During the SSL handshake, the security device sends the device administrator its self-signed certificate. The device admin encrypts a random number with the public key contained in the certificate and sends the number back to the device, which uses its private key to decrypt the number. Both participants then use the shared random number and a negotiated secret key cipher (3DES, DES, RC4, or RC4-40) to create a shared secret key, which they use to encrypt traffic between themselves. They also use an agreed-upon compression method (PKZip or gzip) to compress data and an agreed-upon hash algorithm (SHA-1, SHA-2, or MD5) to generate a hash of the data to provide message integrity.

Additionally, the device administrator must use a permitted IP address to initiate an HTTP connection to the device, and the SSL service option must be enabled for the interface that the device administrator connects to on the device.

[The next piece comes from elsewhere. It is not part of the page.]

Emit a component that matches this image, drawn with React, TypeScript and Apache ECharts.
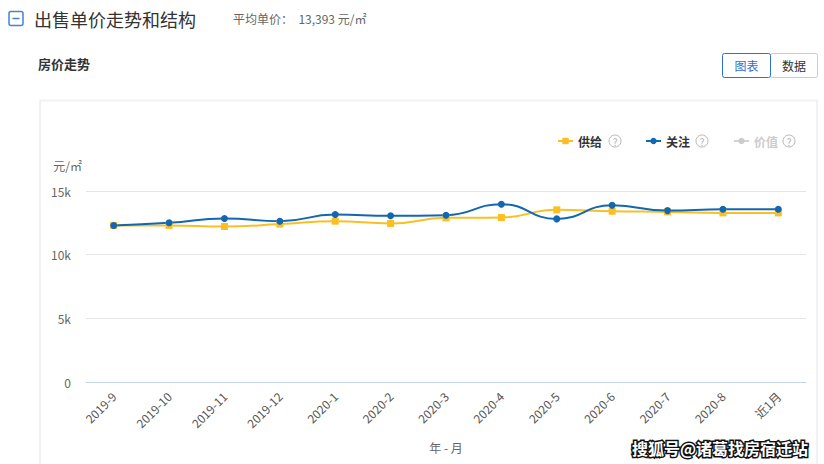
import React, { useEffect, useRef } from "react";
import * as echarts from "echarts";

const categories = ["2019-9", "2019-10", "2019-11", "2019-12", "2020-1", "2020-2", "2020-3", "2020-4", "2020-5", "2020-6", "2020-7", "2020-8", "近1月"];
const supplyValues = [12290, 12300, 12210, 12400, 12630, 12450, 12890, 12920, 13520, 13410, 13360, 13280, 13280];
const attentionValues = [12290, 12500, 12840, 12630, 13150, 13050, 13100, 13960, 12810, 13880, 13460, 13570, 13570];
const valueValues: number[] = [];
const yTicks = { min: 0, max: 15000, interval: 5000 };

const FONT = '"Noto Sans CJK SC", "Noto Sans", sans-serif';

export default function App() {
  const ref = useRef<HTMLDivElement>(null);
  useEffect(() => {
    document.body.style.margin = "0";
    const chart = echarts.init(ref.current!, null, { renderer: "svg" });
    const qCircle = (cx: number) => [
      { type: "circle", shape: { cx, cy: 141, r: 6 }, style: { fill: "none", stroke: "#b8b8b8", lineWidth: 1 } },
      { type: "text", x: cx, y: 141.5, style: { text: "?", fill: "#b0b0b0", font: `10px ${FONT}`, align: "center", verticalAlign: "middle" } },
    ];
    chart.setOption({
      animation: false,
      textStyle: { fontFamily: FONT },
      graphic: [
        { type: "rect", shape: { x: 40, y: 100.5, width: 777, height: 400 }, style: { fill: "none", stroke: "#f2f2f2", lineWidth: 2 } },
        { type: "rect", shape: { x: 9, y: 11.5, width: 14, height: 14, r: 2 }, style: { fill: "none", stroke: "#4a80d6", lineWidth: 1.5 } },
        { type: "line", shape: { x1: 12.5, y1: 18.5, x2: 19.5, y2: 18.5 }, style: { stroke: "#4a80d6", lineWidth: 1.5 } },
        { type: "text", x: 34, y: 18.5, style: { text: "出售单价走势和结构", fill: "#333", font: `18px ${FONT}`, verticalAlign: "middle" } },
        { type: "text", x: 233, y: 18.5, style: { text: "平均单价：  13,393 元/㎡", fill: "#666", font: `12px ${FONT}`, verticalAlign: "middle" } },
        { type: "text", x: 38, y: 63, style: { text: "房价走势", fill: "#333", font: `bold 13px ${FONT}`, verticalAlign: "middle" } },
        { type: "rect", shape: { x: 770.5, y: 53.5, width: 47, height: 24, r: 2 }, style: { fill: "#fff", stroke: "#cccccc", lineWidth: 1 } },
        { type: "rect", shape: { x: 722.5, y: 53.5, width: 48, height: 24, r: 2 }, style: { fill: "#fff", stroke: "#2f6fcf", lineWidth: 1 } },
        { type: "text", x: 746.5, y: 65.5, style: { text: "图表", fill: "#2f6fcf", font: `12px ${FONT}`, align: "center", verticalAlign: "middle" } },
        { type: "text", x: 794, y: 65.5, style: { text: "数据", fill: "#333", font: `12px ${FONT}`, align: "center", verticalAlign: "middle" } },
        ...qCircle(615),
        ...qCircle(702),
        ...qCircle(789),
        { type: "text", x: 808, y: 448, style: { text: "搜狐号@诸葛找房宿迁站", fill: "#fff", stroke: "#111", lineWidth: 3, font: `bold 16px ${FONT}`, align: "right", verticalAlign: "middle" } },
      ],
      legend: {
        left: 552,
        top: 130,
        itemWidth: 15,
        itemHeight: 8,
        itemGap: 43,
        textStyle: { color: "#333", fontSize: 12, fontFamily: FONT, fontWeight: "bold" },
        inactiveColor: "#cccccc",
        data: ["供给", "关注", "价值"],
        selected: { "价值": false },
      },
      grid: { left: 86, right: 18, top: 191, bottom: 82 },
      xAxis: {
        type: "category",
        data: categories,
        boundaryGap: true,
        name: "年 - 月",
        nameLocation: "middle",
        nameGap: 59,
        nameTextStyle: { color: "#666", fontSize: 12 },
        axisLine: { lineStyle: { color: "#c5d4ea" } },
        axisTick: { lineStyle: { color: "#c5d4ea" }, length: 9 },
        axisLabel: { rotate: 45, color: "#555", fontSize: 12, margin: 12, interval: 0 },
      },
      yAxis: {
        type: "value",
        min: yTicks.min,
        max: yTicks.max,
        interval: yTicks.interval,
        name: "元/㎡",
        nameGap: 20,
        nameTextStyle: { color: "#666", fontSize: 12, align: "right", padding: [0, 4, 0, 0] },
        axisLine: { show: false },
        axisTick: { show: false },
        splitLine: { lineStyle: { color: "#e6e6e6" } },
        axisLabel: { color: "#666", fontSize: 12, margin: 15, formatter: (v: number) => (v === 0 ? "0" : v / 1000 + "k") },
      },
      series: [
        {
          name: "供给", type: "line", smooth: true, data: supplyValues,
          symbol: "rect", symbolSize: 7, showSymbol: true,
          itemStyle: { color: "#fbbf24" }, lineStyle: { color: "#fbbf24", width: 2 },
        },
        {
          name: "关注", type: "line", smooth: true, data: attentionValues,
          symbol: "circle", symbolSize: 7, showSymbol: true,
          itemStyle: { color: "#1167b1" }, lineStyle: { color: "#1167b1", width: 2 },
        },
        {
          name: "价值", type: "line", smooth: true, data: valueValues,
          symbol: "circle", symbolSize: 7,
          itemStyle: { color: "#cccccc" }, lineStyle: { color: "#cccccc", width: 2 },
        },
      ],
    });
    return () => chart.dispose();
  }, []);
  return <div ref={ref} style={{ width: 824, height: 464 }} />;
}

By default, SSL is disabled. To ensure that all HTTP connections to the Web UI are secure, you should enable this option. When enabled, the device automatically redirects administrative traffic using HTTP (default port 80) to HTTPs (SSL, default port 443) and authenticates using the local certificate. For a device running ScreenOS 5.1 and later, SSL uses the autogenerated, self-signed certificate on the device.

You can change the SSL configuration by editing the SSL settings as described in Table 33.

Table 33: SSL Settings

SSL Settings

Your Action

Redirect HTTP to HTTPS

You can enable HTTP redirection for SSL troubleshooting, if desired.

Certificate

By default, the security device uses an auto-generated self-signed certificate for SSL. To change the certificate used for SSL, select a certificate from the list of available certificates.

Port

The default port for SSL connections is 443; to change this default, enter a different port number.

Cipher

Select an encryption algorithm for SSL:

  • RC4-40 with 40-bit keys
  • RC4 with 128-bit keys
  • DES: Data Encryption Standard with 56-bit keys
  • 3DES: Triple DES with 168-bit keys

    The RC4 algorithms are paired with MD5; DES and 3DES with SHA-1.

Authentication

Select an authentication method for SSL:

  • Message Digest version 5 (MD5)—128-bit keys
  • Secure Hash Algorithm version 1 (SHA-1)—160-bit keys
  • Secure Hash Algorithm version 2 (SHA-2)—256-bit keys

While SSL is enabled, any device administrator can connect to the security device using the SSL port. When administrative connections use SSL, in the Web browser URL field, the device admin must enter the https (instead of http) before the IP address used to manage the device. If you changed the default SSL port from 443, the device administrator must also append a colon and the SSL port number to the IP address. For example, to connect to the 5.5.5.5 interface and SSL port 1443, the device administrator must enter https://5.5.5.5:1443.

To use HTTP without SSL, disable SSL by clearing the Enable SSL check box. The device no longer redirects HTTP connections to SSL, and no authentication occurs for the connection.